Berlin Art Week 2019
Berlin Art Week is a highlight on the contemporary art calendar in the German capital. The rich variety of the programme is made possible by the joint collaboration of art fairs, institutions of contemporary art, galleries, artists, private collectors, and project spaces.
This key fall event dedicated to contemporary art combines exhibitions, art fairs, art awards, and an auxiliary programme featuring talks, films, and tours. In addition, Berlin Art Week provides new, surprising insights into private collections, project spaces, and the city’s sites of artistic production.
Akademie der Künste will show works from the curator’s and collector’s private archive, who decisively contributed to establish video art in Germany: sketches, photographs, his legendary guest books, and video works by Bill Viola, Nam June Paik, Rebecca Horn, Ulrike Rosenbach, and many more.
Museum Berggruen underlines in its juxtaposition of “Pablo Picasso x Thomas Scheibitz” the formal and content-related parallels as well as each artist’s struggle for credibility, each body of work resonating the daily life of Paris of the 20th century as well as contemporary Berlin.
me Collectors Room is drawing parallels from classical Modernism to the art of the present as well in its exhibition “Kirchner · Richter · Burgert”, comparing form, content, and motives of the artists.
At KW Institute for Contemporary Art works of American artist Christina Ramberg—one of the artists who died way too early—enter a dialogue with newer and contemporary positions taking up her approach like the works of Alexandra Bircken or Frieda Toranzo Jaeger. Ramberg’s understanding of the body as an environment that is closely intertwined with its surrounding, shaped by corsets, hairdos as well as behavioural conventions are crucial to her work.Talking of body, the discursive event programme “Reading Bodies! Cruising Corpoliteracy in Art, Education and Everyday Life” at Haus der Kulturen der Welt brings together interesting positions of art on that topic. The term corpoliteracy (meaning: body reading) is the exhibition’s underlying keyword for examining the complex backgrounds of how people perceive themselves and others and the mechanisms that lead to attributions, constraints, and exclusions.
At Schering Stiftung Berlin-based artist Anna Virnich traces scents as subjective sensations.
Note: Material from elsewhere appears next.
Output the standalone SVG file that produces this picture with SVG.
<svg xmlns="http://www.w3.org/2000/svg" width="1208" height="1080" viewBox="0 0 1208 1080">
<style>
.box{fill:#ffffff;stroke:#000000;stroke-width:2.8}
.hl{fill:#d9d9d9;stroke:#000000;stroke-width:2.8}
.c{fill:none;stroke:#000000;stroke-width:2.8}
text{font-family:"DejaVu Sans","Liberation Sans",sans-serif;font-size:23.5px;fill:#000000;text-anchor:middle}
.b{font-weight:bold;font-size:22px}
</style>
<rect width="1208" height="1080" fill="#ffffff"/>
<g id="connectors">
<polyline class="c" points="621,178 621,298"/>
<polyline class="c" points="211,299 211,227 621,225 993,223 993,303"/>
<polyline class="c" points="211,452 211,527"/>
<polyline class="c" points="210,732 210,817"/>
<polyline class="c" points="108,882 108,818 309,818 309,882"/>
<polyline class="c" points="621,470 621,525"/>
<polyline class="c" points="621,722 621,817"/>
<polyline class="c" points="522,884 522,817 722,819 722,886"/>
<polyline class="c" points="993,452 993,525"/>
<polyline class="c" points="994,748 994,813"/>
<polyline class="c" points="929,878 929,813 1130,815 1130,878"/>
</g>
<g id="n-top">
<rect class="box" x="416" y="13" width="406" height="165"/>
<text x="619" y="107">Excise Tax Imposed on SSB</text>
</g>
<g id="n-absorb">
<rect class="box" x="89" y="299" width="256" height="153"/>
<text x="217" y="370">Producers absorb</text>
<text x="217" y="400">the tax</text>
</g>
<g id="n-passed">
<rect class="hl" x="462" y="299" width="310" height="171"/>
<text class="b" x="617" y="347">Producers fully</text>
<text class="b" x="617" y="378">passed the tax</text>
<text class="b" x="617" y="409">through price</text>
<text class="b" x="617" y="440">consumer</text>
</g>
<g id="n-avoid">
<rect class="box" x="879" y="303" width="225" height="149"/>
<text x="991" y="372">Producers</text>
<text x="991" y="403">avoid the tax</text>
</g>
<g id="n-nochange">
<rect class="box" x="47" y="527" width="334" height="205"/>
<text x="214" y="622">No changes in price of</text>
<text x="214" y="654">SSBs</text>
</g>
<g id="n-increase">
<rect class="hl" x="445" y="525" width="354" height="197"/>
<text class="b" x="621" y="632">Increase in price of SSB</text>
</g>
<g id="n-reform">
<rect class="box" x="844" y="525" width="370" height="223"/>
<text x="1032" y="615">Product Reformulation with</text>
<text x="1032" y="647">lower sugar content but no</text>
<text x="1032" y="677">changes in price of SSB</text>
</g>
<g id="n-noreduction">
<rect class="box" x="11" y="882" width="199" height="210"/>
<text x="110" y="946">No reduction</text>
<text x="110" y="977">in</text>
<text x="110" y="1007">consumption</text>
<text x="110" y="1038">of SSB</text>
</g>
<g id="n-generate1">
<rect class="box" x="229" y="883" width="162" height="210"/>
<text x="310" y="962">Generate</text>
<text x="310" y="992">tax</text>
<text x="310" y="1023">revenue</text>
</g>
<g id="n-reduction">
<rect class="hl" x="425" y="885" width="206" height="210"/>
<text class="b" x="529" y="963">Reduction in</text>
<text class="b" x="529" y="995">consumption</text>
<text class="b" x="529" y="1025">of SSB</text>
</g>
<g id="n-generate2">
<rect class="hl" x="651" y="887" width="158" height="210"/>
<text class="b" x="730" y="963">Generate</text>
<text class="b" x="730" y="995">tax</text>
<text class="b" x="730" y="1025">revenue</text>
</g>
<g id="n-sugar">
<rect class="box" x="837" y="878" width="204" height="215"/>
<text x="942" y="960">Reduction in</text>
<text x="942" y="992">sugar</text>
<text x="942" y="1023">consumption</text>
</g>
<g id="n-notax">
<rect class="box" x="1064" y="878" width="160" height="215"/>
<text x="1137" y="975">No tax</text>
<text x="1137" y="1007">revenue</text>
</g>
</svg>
Iman Issa, whose art is subject to associations and individual experiences, looks at the relation of language, history, and object through the media of installations, sculpture, video, photography, and text at daadgalerie. Film and video installation artist Bjørn Melhus always embodies the various and often most bizarre figures in his films, scrutinizing phenomena of media reality and basic strategies of mass media. His new and old movies will be shown at Kindl—Centre for Contemporary Art. Object artist and illustrator Tobias Dostal’s exhibition at Haus am Lützowplatz is also about showing and perceiving images: Upon entering the darkened exhibition space, visitors will enter a world inspired by the early history of the cinema in which diverse apparatuses of illusion do their work, sometimes quite loudly.
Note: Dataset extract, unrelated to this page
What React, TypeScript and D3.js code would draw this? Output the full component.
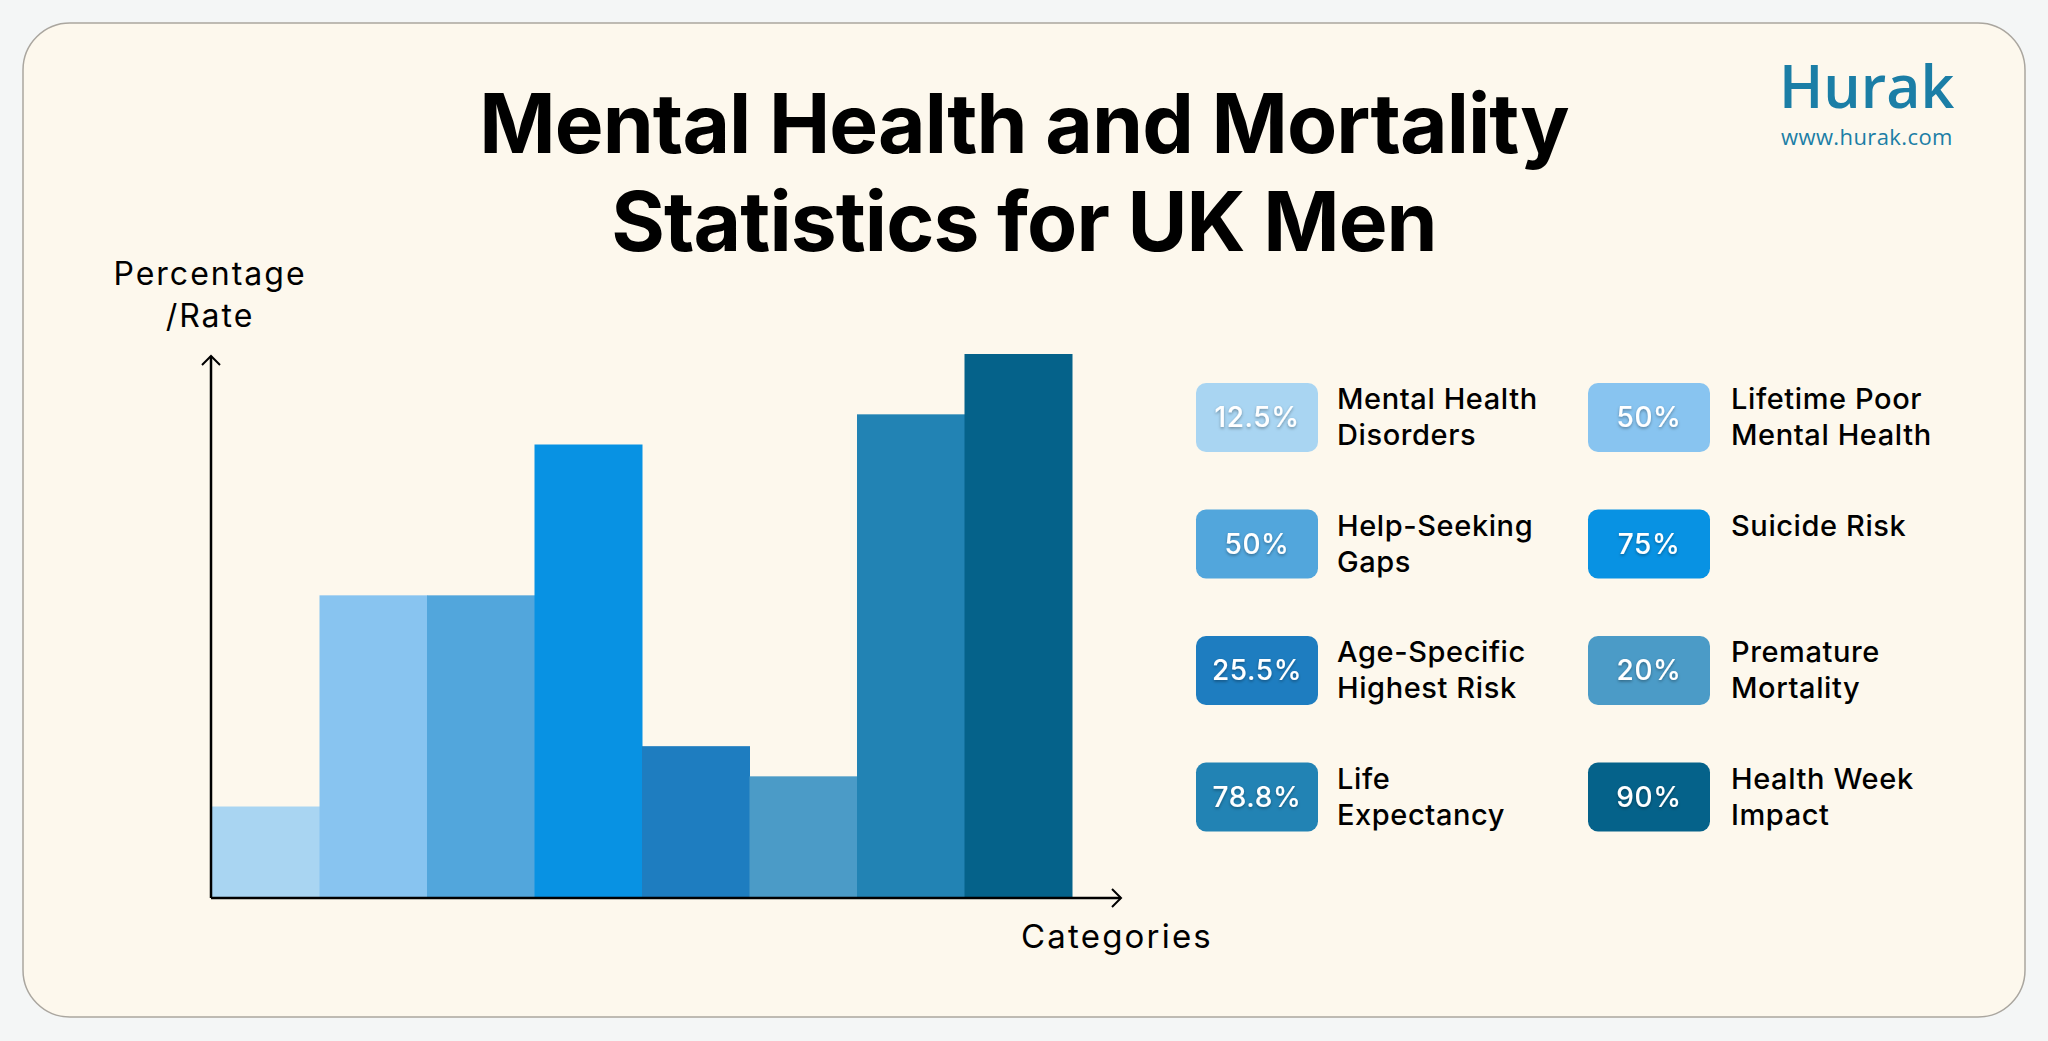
import React from "react";
import * as d3 from "d3";

const categories = [
  "Mental Health Disorders",
  "Lifetime Poor Mental Health",
  "Help-Seeking Gaps",
  "Suicide Risk",
  "Age-Specific Highest Risk",
  "Premature Mortality",
  "Life Expectancy",
  "Health Week Impact",
];
const labelLines = [
  ["Mental Health", "Disorders"],
  ["Lifetime Poor", "Mental Health"],
  ["Help-Seeking", "Gaps"],
  ["Suicide Risk"],
  ["Age-Specific", "Highest Risk"],
  ["Premature", "Mortality"],
  ["Life", "Expectancy"],
  ["Health Week", "Impact"],
];
const valueLabels = ["12.5%", "50%", "50%", "75%", "25.5%", "20%", "78.8%", "90%"];
const barValues = [15, 50, 50, 75, 25, 20, 80, 90];
const colors = ["#a9d5f2", "#88c4f0", "#52a6dc", "#0892e3", "#1e7dc0", "#4b9bc7", "#2283b4", "#05628a"];

const W = 2048;
const H = 1041;

export default function App() {
  const x = d3.scaleBand<string>().domain(categories).range([212, 1072]).padding(0);
  const y = d3.scaleLinear().domain([0, 90]).range([897, 354]);
  const axisX = 211;
  const axisY = 898;

  return (
    <svg width={W} height={H} style={{ position: "absolute", left: 0, top: 0 }}>
      <defs>
        <filter id="ts" x="-20%" y="-20%" width="140%" height="160%">
          <feDropShadow dx="0" dy="1.5" stdDeviation="1.5" floodColor="#000" floodOpacity="0.35" />
        </filter>
      </defs>
      <rect x={0} y={0} width={W} height={H} fill="#f4f6f6" />
      <rect x={23} y={23} width={2002} height={994} rx={47} ry={47} fill="#fdf8ed" stroke="#aaa69f" strokeWidth={1.5} />

      {/* Title */}
      <g fontFamily="Inter, sans-serif" fontWeight={700} fill="#000" textAnchor="middle" fontSize={82} letterSpacing={-0.9}>
        <text x={1024} y={153}>Mental Health and Mortality</text>
        <text x={1024} y={251}>Statistics for UK Men</text>
      </g>

      {/* Logo */}
      <g fontFamily="'Open Sans', sans-serif" fill="#1b7ea6">
        <text x={1779} y={108} fontSize={59} fontWeight={600}>Hurak</text>
        <text x={1781} y={145} fontSize={22} letterSpacing={0.4}>www.hurak.com</text>
      </g>

      {/* Bars */}
      {categories.map((c, i) => (
        <rect key={c} x={x(c)} y={y(barValues[i])} width={x.bandwidth() + 0.5} height={y(0) - y(barValues[i])} fill={colors[i]} />
      ))}

      {/* Axes */}
      <g stroke="#000" strokeWidth={2.5} fill="none">
        <line x1={axisX} y1={axisY} x2={axisX} y2={356} />
        <polyline points={`${axisX - 9},${365} ${axisX},${356} ${axisX + 9},${365}`} strokeWidth={2} />
        <line x1={axisX} y1={axisY} x2={1121} y2={axisY} />
        <polyline points={`${1112},${axisY - 9} ${1121},${axisY} ${1112},${axisY + 9}`} strokeWidth={2} />
      </g>
      <g fontFamily="Inter, sans-serif" fontSize={32} fill="#000" textAnchor="middle" letterSpacing={2}>
        <text x={210} y={285}>Percentage</text>
        <text x={210} y={327}>/Rate</text>
        <text x={1117} y={948} fontSize={33} letterSpacing={2.2}>Categories</text>
      </g>

      {/* Legend */}
      {categories.map((c, i) => {
        const col = i % 2;
        const row = Math.floor(i / 2);
        const bx = col === 0 ? 1196 : 1588;
        const by = 383 + row * 126.5;
        const tx = col === 0 ? 1337 : 1731;
        return (
          <g key={"lg" + c}>
            <rect x={bx} y={by} width={122} height={69} rx={10} fill={colors[i]} />
            <text x={bx + 61} y={by + 44} textAnchor="middle" fontFamily="Inter, sans-serif" fontSize={28} fontWeight={500} letterSpacing={0.6} fill="#fff" filter="url(#ts)">
              {valueLabels[i]}
            </text>
            {labelLines[i].map((l, k) => (
              <text key={k} x={tx} y={by + 26 + k * 36} fontFamily="Inter, sans-serif" fontSize={29} fontWeight={500} letterSpacing={0.6} fill="#000">
                {l}
              </text>
            ))}
          </g>
        );
      })}
    </svg>
  );
}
Acoustic side scenes will be part of the programme “Art in the Underground” initiated by neue Gesellschaft für bildende Kunst (nGbK) as well, when artists Miro Kaygalak, Stephanie Hanna, Alexis Dworsky in collaboration with Cajus Heinzmann, and Beatrice Schuett will transform the subway stations Stadtmitte, Platz der Luftbrücke and Paradestraße into an exhibition space dealing about the armament industry. Bettina Pousttchi is one of the artists, who uses public space as a crucial element in her work. Her sculptures are an extension of her interest in the political and social structures of the urban fabric, transforming crowd barriers, street bollards, or bicycle racks into sculptures. At Berlinische Galerie she will also present a site-specific photographic intervention on the facade of the museum referencing the urban and historical context of the place.